やり取りするお金の額を間違えることがなくなる
金額の間違いは特にレジ担当者にとって負担です。電子化により間違いがなくなることは、レジ担当者のストレスを減らし、購入者側としてもお釣りを確認する必要がなくなるので、非常に便利です。
お金を数える手間が減る
現金を数える手間は、キャッシュレス決済を利用するようになってはじめて感じるようになりました。一度利用し始めると、どの支払いもキャッシュレスで済ませられないだろうか? と考えるようになりました。レジでのやり取りを考えれば、現金で支払う時はまず支払い側がお金を数え、レジ担当者がまたお金を数えます。2人分、同じ手間をかけていることになります。このやり取りを減らせれば、2人分の労力と時間をわずかにでも減らせます。レジ担当者であればその回数を考えると膨大な時間になるでしょうし、購入者側としても自分の時間の無駄が減るのはありがたいのではないでしょうか。
お金を持ち歩く必要がなくなる
現金の、特に小銭は溜まってしまうと重くなります。お金持ちになるには長財布を使いましょう、とよく聞きますが、長財布にすると手持ちの小銭が見やすくなり、自然と小銭を溜めなくなります。お金に対する意識を変えるための入口として、なるほどなぁと思います。心や時間に余裕がないとき、小銭を数えるのが面倒になって、財布に小銭が溜まりがちになります。小銭は意外と重いものです。お札は重さが気になりませんが、沢山持ち歩くのはやはり防犯上気になります。なるべく現金を持ち歩かなくて済むキャッシュレス決済は、手元にいくら用意しておかなければならないか? 気にする必要がなくなり、日常のストレスが一部軽減されます。
「こうならいいな」消費者目線からの希望
皆さんの意見から、消費者から見たキャッシュレス決済への希望は2点あることがわかりました。
- アプリの使いやすさ
- アプリが使えるお店が多いこと
1.筆者が確認したところ、アプリによってはポイントシステムが一体化しているものもありましたが、実際にアプリをダウンロードして確かめてみなければ使いやすさがわかりません。ポイント還元されても、ポイントを使えるお店が少ない、またはわかりにくいと、ポイント還元によるメリットは感じにくくなってしまいます。ポイントを貯めやすく、使いやすいアプリが望まれます。

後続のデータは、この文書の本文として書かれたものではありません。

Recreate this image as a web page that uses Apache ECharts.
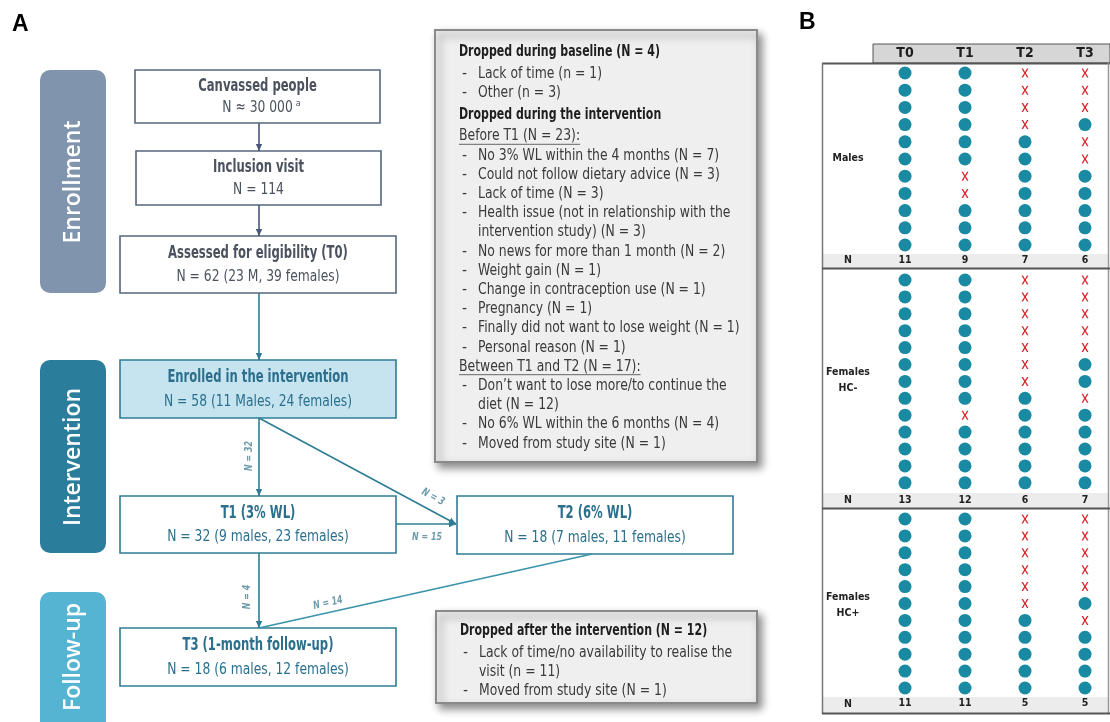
<!DOCTYPE html>
<html><head><meta charset="utf-8">
<script src="https://cdn.jsdelivr.net/npm/echarts@6.0.0/dist/echarts.min.js"></script>
<style>html,body{margin:0;padding:0;background:#fff;}#main{width:1110px;height:722px;}</style>
</head><body><div id="main"></div>
<script>
// ================= DATA =================
const panelLabels = ['A', 'B'];
const stageLabels = ['Enrollment', 'Intervention', 'Follow-up'];
const boxTitles = ['Canvassed people', 'Inclusion visit', 'Assessed for eligibility (T0)',
  'Enrolled in the intervention', 'T1 (3% WL)', 'T2 (6% WL)', 'T3 (1-month follow-up)'];
const boxCounts = ['N \u2248 30 000', 'N = 114', 'N = 62 (23 M, 39 females)',
  'N = 58 (11 Males, 24 females)', 'N = 32 (9 males, 23 females)',
  'N = 18 (7 males, 11 females)', 'N = 18 (6 males, 12 females)'];
const footnoteMark = 'a';
const flowLabels = ['N = 32', 'N = 3', 'N = 15', 'N = 4', 'N = 14'];
// h = heading, u = underlined sub-heading, b = bullet, c = continuation
const dropDuring = [
  ['h', 'Dropped during baseline (N = 4)'],
  ['b', 'Lack of time (n = 1)'],
  ['b', 'Other (n = 3)'],
  ['h', 'Dropped during the intervention'],
  ['u', 'Before T1 (N = 23):'],
  ['b', 'No 3% WL within the 4 months (N = 7)'],
  ['b', 'Could not follow dietary advice (N = 3)'],
  ['b', 'Lack of time (N = 3)'],
  ['b', 'Health issue (not in relationship with the'],
  ['c', 'intervention study) (N = 3)'],
  ['b', 'No news for more than 1 month (N = 2)'],
  ['b', 'Weight gain (N = 1)'],
  ['b', 'Change in contraception use (N = 1)'],
  ['b', 'Pregnancy (N = 1)'],
  ['b', 'Finally did not want to lose weight (N = 1)'],
  ['b', 'Personal reason (N = 1)'],
  ['u', 'Between T1 and T2 (N = 17):'],
  ['b', 'Don\u2019t want to lose more/to continue the'],
  ['c', 'diet (N = 12)'],
  ['b', 'No 6% WL within the 6 months (N = 4)'],
  ['b', 'Moved from study site (N = 1)']
];
const dropAfter = [
  ['h', 'Dropped after the intervention (N = 12)'],
  ['b', 'Lack of time/no availability to realise the'],
  ['c', 'visit (n = 11)'],
  ['b', 'Moved from study site (N = 1)']
];
const timepoints = ['T0', 'T1', 'T2', 'T3'];
const groupNames = ['Males', 'Females\nHC-', 'Females\nHC+'];
// 1 = still in study (dot), 0 = dropped (x); one entry per participant row
const malesT0 = [1,1,1,1,1,1,1,1,1,1,1];
const malesT1 = [1,1,1,1,1,1,0,0,1,1,1];
const malesT2 = [0,0,0,0,1,1,1,1,1,1,1];
const malesT3 = [0,0,0,1,0,0,1,1,1,1,1];
const hcMinusT0 = [1,1,1,1,1,1,1,1,1,1,1,1,1];
const hcMinusT1 = [1,1,1,1,1,1,1,1,0,1,1,1,1];
const hcMinusT2 = [0,0,0,0,0,0,0,1,1,1,1,1,1];
const hcMinusT3 = [0,0,0,0,0,1,1,0,1,1,1,1,1];
const hcPlusT0 = [1,1,1,1,1,1,1,1,1,1,1];
const hcPlusT1 = [1,1,1,1,1,1,1,1,1,1,1];
const hcPlusT2 = [0,0,0,0,0,0,1,1,1,1,1];
const hcPlusT3 = [0,0,0,0,0,1,0,1,1,1,1];
const nLabel = 'N';

// ================= LAYOUT / STYLE =================
const FC = "'Liberation Sans Narrow','DejaVu Sans Condensed','Arial Narrow',sans-serif";
const FS = "'Open Sans','DejaVu Sans',sans-serif";
const FA = "'Liberation Sans',Arial,sans-serif";
const groups = [
  [malesT0, malesT1, malesT2, malesT3],
  [hcMinusT0, hcMinusT1, hcMinusT2, hcMinusT3],
  [hcPlusT0, hcPlusT1, hcPlusT2, hcPlusT3]
];
const counts = groups.map(g => g.map(col => col.reduce((a, b) => a + b, 0)));

const G = [];
const mctx = document.createElement('canvas').getContext('2d');
function measure(s, size, weight, fam) { mctx.font = (weight || 'normal') + ' ' + size + 'px ' + fam; return mctx.measureText(s).width; }
function rect(x, y, w, h, style, r) { G.push({ type: 'rect', shape: { x, y, width: w, height: h, r: r || 0 }, style }); }
function txt(s, x, y, o) {
  o = o || {};
  G.push({ type: 'text', x, y, rotation: o.rot || 0, scaleX: o.sx || 1, z: 10,
    style: { text: s, fill: o.color || '#333', fontSize: o.size || 14, fontFamily: o.family || FC,
      fontWeight: o.weight || 'normal', fontStyle: o.fstyle || 'normal',
      align: o.align || 'left', verticalAlign: 'middle', textAlign: o.align || 'left', textVerticalAlign: 'middle',
      lineHeight: o.lh } });
}
function line(x1, y1, x2, y2, color, lw) { G.push({ type: 'line', shape: { x1, y1, x2, y2 }, style: { stroke: color, lineWidth: lw } }); }
function arrow(x1, y1, x2, y2, color, lw, head) {
  line(x1, y1, x2, y2, color, lw);
  if (head) {
    const a = Math.atan2(y2 - y1, x2 - x1), L = 7, W = 3.2;
    const bx = x2 - L * Math.cos(a), by = y2 - L * Math.sin(a);
    G.push({ type: 'polygon', shape: { points: [[x2, y2], [bx + W * Math.sin(a), by - W * Math.cos(a)], [bx - W * Math.sin(a), by + W * Math.cos(a)]] }, style: { fill: color } });
  }
}

// ---- Panel A ----
txt(panelLabels[0], 12, 25, { size: 23, weight: 'bold', family: FA, color: '#000' });
txt(panelLabels[1], 799, 23, { size: 23, weight: 'bold', family: FA, color: '#000' });

const stageGeom = [[40, 70, 66, 223, '#8194ae', 182], [40, 360, 66, 193, '#2a7e9c', 457], [40, 592, 66, 150, '#55b4d1', 657]];
stageGeom.forEach((s, i) => {
  rect(s[0], s[1], s[2], s[3], { fill: s[4] }, 10);
  txt(stageLabels[i], 73, s[5], { rot: Math.PI / 2, align: 'center', size: 23, weight: 600, family: FS, color: '#fff' });
});

const slate = '#56667f', slateText = '#4b525e', teal = '#2f7c94', tealText = '#2c6f8c';
const boxGeom = [[135, 70, 245, 53], [136, 151, 245, 54], [120, 236, 276, 57], [120, 360, 276, 58],
  [120, 496, 276, 57], [457, 496, 276, 58], [120, 628, 276, 58]];
boxGeom.forEach((b, i) => {
  const enr = i < 3;
  rect(b[0], b[1], b[2], b[3], { fill: i === 3 ? '#c5e4f0' : '#fff', stroke: enr ? slate : teal, lineWidth: 1.6 });
  const cx = b[0] + b[2] / 2, col = enr ? slateText : tealText;
  txt(boxTitles[i], cx, b[1] + b[3] * 0.31, { align: 'center', size: 17, weight: 'bold', color: col, sx: 0.76 });
  txt(boxCounts[i], cx, b[1] + b[3] * 0.72, { align: 'center', size: 16.5, color: col, sx: 0.83 });
  if (i === 0) {
    const w = measure(boxCounts[i], 16.5, 'normal', FC) * 0.83;
    txt(footnoteMark, cx + w / 2 + 3, b[1] + b[3] * 0.72 - 5, { size: 9, color: col });
  }
});

const arrowSlate = '#47597a';
arrow(259, 123, 259, 151, arrowSlate, 1.6, true);
arrow(259, 205, 259, 236, arrowSlate, 1.6, true);
arrow(259, 293, 259, 360, teal, 1.6, true);
arrow(259, 418, 259, 496, teal, 1.6, true);
arrow(259, 418, 456, 524, teal, 1.6, true);
arrow(396, 524, 456, 524, teal, 1.6, true);
arrow(259, 553, 259, 628, teal, 1.6, true);
arrow(592, 554, 259, 628, '#3a93ab', 1.6, false);
const flLab = { size: 11, fstyle: 'italic', weight: 'bold', color: '#6e9bab', align: 'center', sx: 0.8 };
txt(flowLabels[0], 249, 456, Object.assign({ rot: Math.PI / 2 }, flLab));
txt(flowLabels[1], 433, 497, Object.assign({ rot: -0.497 }, flLab));
txt(flowLabels[2], 427, 537, flLab);
txt(flowLabels[3], 247, 597, Object.assign({ rot: Math.PI / 2 }, flLab));
txt(flowLabels[4], 328, 603, Object.assign({ rot: 0.215 }, flLab));

function dropBox(x, y, w, h, lines, y0) {
  rect(x, y, w, h, { fill: '#efefef', stroke: '#8a8a8a', lineWidth: 2, shadowBlur: 8, shadowColor: 'rgba(0,0,0,0.45)', shadowOffsetX: 4, shadowOffsetY: 5 });
  let yy = y0, prev = null;
  const bs = 15.5, bsx = 0.89;
  lines.forEach((l, i) => {
    if (i > 0) yy += 19.2 + ((l[0] === 'h' || prev === 'h') ? 2.5 : 0);
    const k = l[0];
    if (k === 'h') txt(l[1], x + 24, yy, { size: 16.5, weight: 'bold', color: '#1e1e1e', sx: 0.74 });
    else if (k === 'u') {
      txt(l[1], x + 24, yy, { size: bs, color: '#3a3a3a', sx: bsx });
      const w2 = measure(l[1], bs, 'normal', FC) * bsx;
      line(x + 24, yy + 8, x + 24 + w2, yy + 8, '#666', 1);
    } else {
      if (k === 'b') txt('-', x + 27, yy, { size: bs, color: '#3a3a3a' });
      txt(l[1], x + 43, yy, { size: bs, color: '#3a3a3a', sx: bsx });
    }
    prev = k;
  });
}
dropBox(435, 30, 322, 432, dropDuring, 52);
dropBox(436, 611, 321, 92, dropAfter, 631);

// ---- Panel B frame ----
rect(873, 44, 237, 19, { fill: '#d6d6d6', stroke: '#555', lineWidth: 1 });
const bandY = [[254, 14], [493, 15], [697, 16]];
bandY.forEach(b => rect(822, b[0], 286, b[1], { fill: '#ececec' }));
line(822, 63.5, 1110, 63.5, '#555', 2);
line(822.5, 63, 822.5, 714, '#777', 1.5);
line(1108.5, 63, 1108.5, 714, '#999', 1.5);
[268.5, 508.5, 713.5].forEach(y => line(822, y, 1110, y, '#555', 2));
const labelY = [158, 380, 605];
groupNames.forEach((n, i) => txt(n, 848, labelY[i], { align: 'center', size: 10.5, weight: 'bold', color: '#222', lh: 16 }));
[260, 500.5, 704].forEach(y => txt(nLabel, 848, y, { align: 'center', size: 10.5, weight: 'bold', color: '#222' }));

// ---- Panel B grids ----
const gridGeom = [[64.4, 189.2, 6.4], [271.55, 219.7, 8.75], [510.55, 185.9, 7.2]];
const grids = [], xAxes = [], yAxes = [], series = [];
const crossPath = 'path://M0,0 L2.2,0 L5,4.6 L7.8,0 L10,0 L6.2,6 L10,12 L7.8,12 L5,7.4 L2.2,12 L0,12 L3.8,6 Z';
groups.forEach((g, gi) => {
  const [top, h, m] = gridGeom[gi];
  grids.push({ left: 905, right: 25, top, height: h });
  xAxes.push({ type: 'category', gridIndex: gi, position: 'top', data: timepoints, boundaryGap: false,
    axisLine: { show: false }, axisTick: { show: false }, splitLine: { show: false },
    axisLabel: { show: gi === 0, margin: 11.4, verticalAlign: 'middle', fontFamily: FC, fontWeight: 'bold', fontSize: 14, color: '#1e1e1e' } });
  xAxes.push({ type: 'category', gridIndex: gi, position: 'bottom', data: timepoints, boundaryGap: false,
    axisLine: { show: false }, axisTick: { show: false }, splitLine: { show: false },
    axisLabel: { margin: m, verticalAlign: 'middle', fontFamily: FC, fontWeight: 'bold', fontSize: 10.5, color: '#222',
      formatter: (v, idx) => String(counts[gi][idx]) } });
  yAxes.push({ type: 'category', gridIndex: gi, inverse: true, show: false, data: g[0].map((_, i) => String(i)) });
  const dots = [], crosses = [];
  g.forEach((col, ti) => col.forEach((v, ri) => (v ? dots : crosses).push([ti, ri])));
  series.push({ type: 'scatter', xAxisIndex: gi * 2, yAxisIndex: gi, data: dots, symbol: 'circle', symbolSize: 13,
    itemStyle: { color: '#1a8aa3', opacity: 1 }, silent: true });
  series.push({ type: 'scatter', xAxisIndex: gi * 2, yAxisIndex: gi, data: crosses, symbol: crossPath, symbolSize: [7, 9],
    itemStyle: { color: '#d8262d', opacity: 1 }, silent: true });
});

const chart = echarts.init(document.getElementById('main'));
chart.setOption({
  animation: false,
  backgroundColor: '#fff',
  grid: grids, xAxis: xAxes, yAxis: yAxes, series,
  graphic: { elements: G }
});
</script></body></html>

2.は使えるお店が多いアプリなら、使い続けられる可能性は高くなります。お店ごとにアプリを使い分けるのは、各社のキャンペーンを使いこなすなど、よほど詳しければメリットがあるかもしれませんが、それだけの時間と労力が割けるかというと、なかなか難しいところです。
導入を検討してほしいキャッシュレス決済システム
これらの結果から、商店・企業でのキャッシュレス決済システム導入について、下記がお勧めできると考えました。
- 地域で導入ケースの多いアプリを優先する(実店舗がある場合)
- 実際に自分で使ってみて、使いやすいものを優先する
- まずはクレジットカード・デビットカードへの対応から検討する
日常的な出費はやはりどうしても住んでいる地域がメインとなります。地域で多く利用されているシステムがあれば、導入しておいた方が地域住民に利用されやすくなります。
事業主や社員が実際に使用してみて、これは使いやすい! と思うものがあれば、キャッシュレス・消費者還元事業によりキャッシュレス決済端末や設置の支援が受けられる今の内に、導入しておいたが方が良いでしょう。
様々なキャッシュレス決済のシステムを一度に導入することを考えると、気が重くなってしまうかもしれません。今後キャッシュレス決済に慣れた人が多くなっていくと、現金のみの扱いではキャッシュレスを優先する顧客を逃してしまうと考えられます。クレジットカード・デビットカードでの支払いで、ポイントを貯めたりキャッシュバックを得たりしている人達は、カード払いを優先したがります。まずはカード払いだけでも対応することで、カード払いを優先したい顧客を逃さず売り上げることが期待できます。
事業主が高齢化していると、今回の消費税増税を機に廃業をお考えの方も多いと聞きます。私には事業を運営する大変さはわかりません。しかし毎日のように地域の商店を利用し、恩恵に預かっている身としては、その価値は十分過ぎるほどに感じています。その店が続いてきたからには、必要としている顧客がいます。できれば続けてほしい、そう思います。